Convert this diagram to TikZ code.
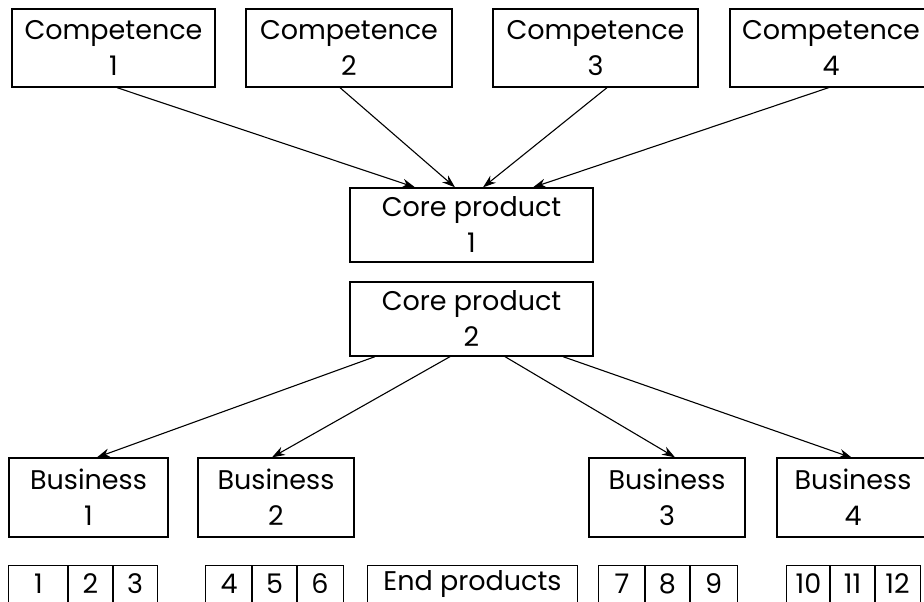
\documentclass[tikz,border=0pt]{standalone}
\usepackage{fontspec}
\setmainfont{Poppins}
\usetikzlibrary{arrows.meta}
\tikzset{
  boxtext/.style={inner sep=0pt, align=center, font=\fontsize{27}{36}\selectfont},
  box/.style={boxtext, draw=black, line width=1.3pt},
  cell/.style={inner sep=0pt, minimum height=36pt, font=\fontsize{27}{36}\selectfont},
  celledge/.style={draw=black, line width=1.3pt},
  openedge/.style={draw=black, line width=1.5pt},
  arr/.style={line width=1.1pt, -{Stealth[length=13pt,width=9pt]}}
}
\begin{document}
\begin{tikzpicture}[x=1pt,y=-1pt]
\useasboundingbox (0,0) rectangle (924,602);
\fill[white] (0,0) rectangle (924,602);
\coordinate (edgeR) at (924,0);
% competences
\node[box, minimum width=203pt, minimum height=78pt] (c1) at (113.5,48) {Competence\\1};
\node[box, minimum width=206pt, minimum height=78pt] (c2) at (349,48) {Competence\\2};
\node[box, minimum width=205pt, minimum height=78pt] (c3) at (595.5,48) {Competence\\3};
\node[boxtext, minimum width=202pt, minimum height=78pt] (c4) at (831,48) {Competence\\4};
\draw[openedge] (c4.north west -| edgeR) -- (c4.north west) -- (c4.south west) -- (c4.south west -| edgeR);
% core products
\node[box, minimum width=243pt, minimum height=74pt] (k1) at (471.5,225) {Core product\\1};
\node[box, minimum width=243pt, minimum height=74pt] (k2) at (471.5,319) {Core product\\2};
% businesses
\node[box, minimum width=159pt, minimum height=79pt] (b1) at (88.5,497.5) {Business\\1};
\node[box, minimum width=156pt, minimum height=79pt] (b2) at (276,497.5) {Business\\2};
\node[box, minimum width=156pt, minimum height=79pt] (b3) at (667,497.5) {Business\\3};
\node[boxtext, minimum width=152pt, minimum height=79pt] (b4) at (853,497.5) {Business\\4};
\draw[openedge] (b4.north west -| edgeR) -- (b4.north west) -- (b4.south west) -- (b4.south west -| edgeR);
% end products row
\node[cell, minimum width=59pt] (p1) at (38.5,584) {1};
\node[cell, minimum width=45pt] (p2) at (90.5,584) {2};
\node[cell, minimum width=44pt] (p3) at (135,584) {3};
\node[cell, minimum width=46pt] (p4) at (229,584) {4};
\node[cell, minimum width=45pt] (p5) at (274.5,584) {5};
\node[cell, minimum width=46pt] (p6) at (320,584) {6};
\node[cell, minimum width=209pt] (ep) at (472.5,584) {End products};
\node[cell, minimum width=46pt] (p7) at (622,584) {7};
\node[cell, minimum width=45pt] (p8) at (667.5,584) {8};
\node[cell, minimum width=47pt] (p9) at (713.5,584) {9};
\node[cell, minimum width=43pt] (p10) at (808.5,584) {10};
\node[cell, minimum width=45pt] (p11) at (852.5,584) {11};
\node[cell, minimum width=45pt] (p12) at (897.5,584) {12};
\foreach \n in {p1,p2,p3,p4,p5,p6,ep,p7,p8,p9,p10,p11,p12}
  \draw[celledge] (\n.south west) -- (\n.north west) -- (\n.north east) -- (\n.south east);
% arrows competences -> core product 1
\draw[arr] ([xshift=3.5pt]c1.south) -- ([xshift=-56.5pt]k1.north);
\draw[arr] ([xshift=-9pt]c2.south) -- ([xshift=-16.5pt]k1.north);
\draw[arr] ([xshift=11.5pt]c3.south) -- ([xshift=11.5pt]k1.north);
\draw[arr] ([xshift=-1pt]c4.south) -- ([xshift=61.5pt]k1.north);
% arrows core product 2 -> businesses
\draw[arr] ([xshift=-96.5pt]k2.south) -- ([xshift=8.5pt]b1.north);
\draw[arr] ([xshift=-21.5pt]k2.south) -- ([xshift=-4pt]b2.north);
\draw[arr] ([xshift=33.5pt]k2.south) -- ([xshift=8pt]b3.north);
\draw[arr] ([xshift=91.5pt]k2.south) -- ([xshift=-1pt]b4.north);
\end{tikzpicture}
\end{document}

○ ○ ○ ○ ○ ○ ○

#### Requirement:
Reproduce the full listing faithfully, but do not carry over any pictures.

#### Final result:
Convert this diagram to TikZ code.
\documentclass[tikz,border=0pt]{standalone}
\usepackage{fontspec}
\setmainfont{Poppins}
\usetikzlibrary{arrows.meta}
\tikzset{
  boxtext/.style={inner sep=0pt, align=center, font=\fontsize{27}{36}\selectfont},
  box/.style={boxtext, draw=black, line width=1.3pt},
  cell/.style={inner sep=0pt, minimum height=36pt, font=\fontsize{27}{36}\selectfont},
  celledge/.style={draw=black, line width=1.3pt},
  openedge/.style={draw=black, line width=1.5pt},
  arr/.style={line width=1.1pt, -{Stealth[length=13pt,width=9pt]}}
}
\begin{document}
\begin{tikzpicture}[x=1pt,y=-1pt]
\useasboundingbox (0,0) rectangle (924,602);
\fill[white] (0,0) rectangle (924,602);
\coordinate (edgeR) at (924,0);
% competences
\node[box, minimum width=203pt, minimum height=78pt] (c1) at (113.5,48) {Competence\\1};
\node[box, minimum width=206pt, minimum height=78pt] (c2) at (349,48) {Competence\\2};
\node[box, minimum width=205pt, minimum height=78pt] (c3) at (595.5,48) {Competence\\3};
\node[boxtext, minimum width=202pt, minimum height=78pt] (c4) at (831,48) {Competence\\4};
\draw[openedge] (c4.north west -| edgeR) -- (c4.north west) -- (c4.south west) -- (c4.south west -| edgeR);
% core products
\node[box, minimum width=243pt, minimum height=74pt] (k1) at (471.5,225) {Core product\\1};
\node[box, minimum width=243pt, minimum height=74pt] (k2) at (471.5,319) {Core product\\2};
% businesses
\node[box, minimum width=159pt, minimum height=79pt] (b1) at (88.5,497.5) {Business\\1};
\node[box, minimum width=156pt, minimum height=79pt] (b2) at (276,497.5) {Business\\2};
\node[box, minimum width=156pt, minimum height=79pt] (b3) at (667,497.5) {Business\\3};
\node[boxtext, minimum width=152pt, minimum height=79pt] (b4) at (853,497.5) {Business\\4};
\draw[openedge] (b4.north west -| edgeR) -- (b4.north west) -- (b4.south west) -- (b4.south west -| edgeR);
% end products row
\node[cell, minimum width=59pt] (p1) at (38.5,584) {1};
\node[cell, minimum width=45pt] (p2) at (90.5,584) {2};
\node[cell, minimum width=44pt] (p3) at (135,584) {3};
\node[cell, minimum width=46pt] (p4) at (229,584) {4};
\node[cell, minimum width=45pt] (p5) at (274.5,584) {5};
\node[cell, minimum width=46pt] (p6) at (320,584) {6};
\node[cell, minimum width=209pt] (ep) at (472.5,584) {End products};
\node[cell, minimum width=46pt] (p7) at (622,584) {7};
\node[cell, minimum width=45pt] (p8) at (667.5,584) {8};
\node[cell, minimum width=47pt] (p9) at (713.5,584) {9};
\node[cell, minimum width=43pt] (p10) at (808.5,584) {10};
\node[cell, minimum width=45pt] (p11) at (852.5,584) {11};
\node[cell, minimum width=45pt] (p12) at (897.5,584) {12};
\foreach \n in {p1,p2,p3,p4,p5,p6,ep,p7,p8,p9,p10,p11,p12}
  \draw[celledge] (\n.south west) -- (\n.north west) -- (\n.north east) -- (\n.south east);
% arrows competences -> core product 1
\draw[arr] ([xshift=3.5pt]c1.south) -- ([xshift=-56.5pt]k1.north);
\draw[arr] ([xshift=-9pt]c2.south) -- ([xshift=-16.5pt]k1.north);
\draw[arr] ([xshift=11.5pt]c3.south) -- ([xshift=11.5pt]k1.north);
\draw[arr] ([xshift=-1pt]c4.south) -- ([xshift=61.5pt]k1.north);
% arrows core product 2 -> businesses
\draw[arr] ([xshift=-96.5pt]k2.south) -- ([xshift=8.5pt]b1.north);
\draw[arr] ([xshift=-21.5pt]k2.south) -- ([xshift=-4pt]b2.north);
\draw[arr] ([xshift=33.5pt]k2.south) -- ([xshift=8pt]b3.north);
\draw[arr] ([xshift=91.5pt]k2.south) -- ([xshift=-1pt]b4.north);
\end{tikzpicture}
\end{document}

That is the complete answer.